27. Lord Steyn also quoted the views of various jurists and practising labour lawyers and concluded rather starkly (at [43]) that:
"Making due allowance for differences in emphasis between the writers on the subject, there is apparently no support for the analysis adopted in Johnson."
28. Returning to the specific facts of this case, Chitty observes (at paragraph 39-145) that, insofar as bonus payments are concerned:
"The decisions of the High Court in Takacs v Barclays Services Jersey Ltd and of the Court of Appeal in Keen v Commerzbank AG suggest that the implied controls upon the exercise of contractual discretion with regard to bonus payments are increasingly being envisaged in terms of obligations on the part of the employer to refrain from irrational or perverse exercise or non-exercise of such discretions, and also to refrain from termination of employment for the purpose of avoiding liability to bonus payment." [underline added]

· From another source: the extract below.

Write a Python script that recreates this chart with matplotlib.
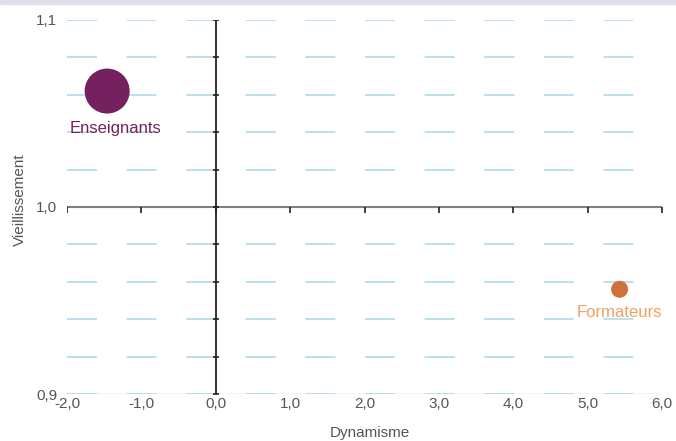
import matplotlib
matplotlib.use("Agg")
import matplotlib.pyplot as plt
from matplotlib.patches import Rectangle
import numpy as np

plt.rcParams['font.family'] = ['Liberation Sans Narrow', 'Liberation Sans', 'DejaVu Sans']

# data
groups = ["Enseignants", "Formateurs"]
dynamisme = [-1.46, 5.43]
vieillissement = [1.062, 0.956]
sizes = [1050, 150]
colors = ["#75215F", "#D2703A"]
label_colors = ["#75215F", "#F0A060"]

x_ticks = [-2, -1, 0, 1, 2, 3, 4, 5, 6]
x_ticklabels = ["-2,0", "-1,0", "0,0", "1,0", "2,0", "3,0", "4,0", "5,0", "6,0"]
y_ticks = [0.9, 1.0, 1.1]
y_ticklabels = ["0,9", "1,0", "1,1"]
y_grid = np.arange(0.9, 1.1001, 0.02)

W, H = 676, 441
fig = plt.figure(figsize=(W / 100, H / 100), dpi=100)
ax = fig.add_axes([67 / W, (H - 394) / H, (662 - 67) / W, (394 - 20) / H])

# cut-off title band at top
fig.patches.append(Rectangle((0, 1 - 4 / H), 1, 4 / H, transform=fig.transFigure,
                             color="#E3DDEC", zorder=0))

ax.set_xlim(-2, 6)
ax.set_ylim(0.9, 1.1)
for s in ax.spines.values():
    s.set_visible(False)

# dashed horizontal grid
px = 72 / 100
lw = 1.3
ax.hlines(y_grid, -2, 6, colors="#B3DEEA", linewidth=lw,
          linestyles=[(0, (30 * px / lw, 29.6 * px / lw))], zorder=1)

# bottom line and crossing axes
ax.axhline(0.9, color="#C8C8C8", linewidth=1, zorder=1.5)
ax.axhline(1.0, color="#808080", linewidth=1.5, zorder=2)
ax.axvline(0, color="#222222", linewidth=1.3, zorder=2)
ax.plot(x_ticks, [1.0] * len(x_ticks), linestyle="none", marker=3,
        markersize=4, color="#222222", markeredgewidth=1.2, zorder=3)
ax.plot([0] * len(y_grid), y_grid, linestyle="none", marker="_",
        markersize=5, color="#222222", markeredgewidth=1.2, zorder=3)

# tick labels
ax.set_xticks(x_ticks)
ax.set_xticklabels(x_ticklabels)
ax.set_yticks(y_ticks)
ax.set_yticklabels(y_ticklabels)
ax.tick_params(length=0, labelsize=11, labelcolor="#555555")
ax.tick_params(axis="x", pad=2)
ax.tick_params(axis="y", pad=7)

# bubbles
for g, x, y, s, c, lc in zip(groups, dynamisme, vieillissement, sizes, colors, label_colors):
    ax.scatter(x, y, s=s, color=c, zorder=4, edgecolors="none")
    off = -37 if s > 500 else -23
    ax.annotate(g, (x, y), xytext=(8 if s > 500 else 0, off), textcoords="offset pixels",
                ha="center", va="center", fontsize=12, color=lc, zorder=5)

fig.text(370 / W, 1 - 433 / H, "Dynamisme", ha="center", va="center",
         fontsize=11, color="#555555")
fig.text(20 / W, 1 - 200 / H, "Vieillissement", ha="center", va="center",
         rotation=90, fontsize=11, color="#555555")

fig.savefig("out.png", dpi=100)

29. It is unnecessary to delve into those cases cited above at this stage, since what is pertinent for present purposes is the fact that the claims advanced may not be so unarguable as to warrant a striking out. In that connection, I have not considered the merits of the Defence relating to the factual allegations made by the Claimant, as there is substantial dispute between the parties as to the a priori issue of whether the cause of action relied on by the Claimant exists at all in the way he has pleaded it. These are matters which will fall for consideration if and when the viability of the cause of action is first determined upon full argument.
Conclusion
31. In the course of drafting these Reasons for Judgment, I have been made aware that the Claimant has now discontinued his claim. I am nevertheless publishing these Reasons as they would be of general interest in the development of this nascent area of the law in the DIFC.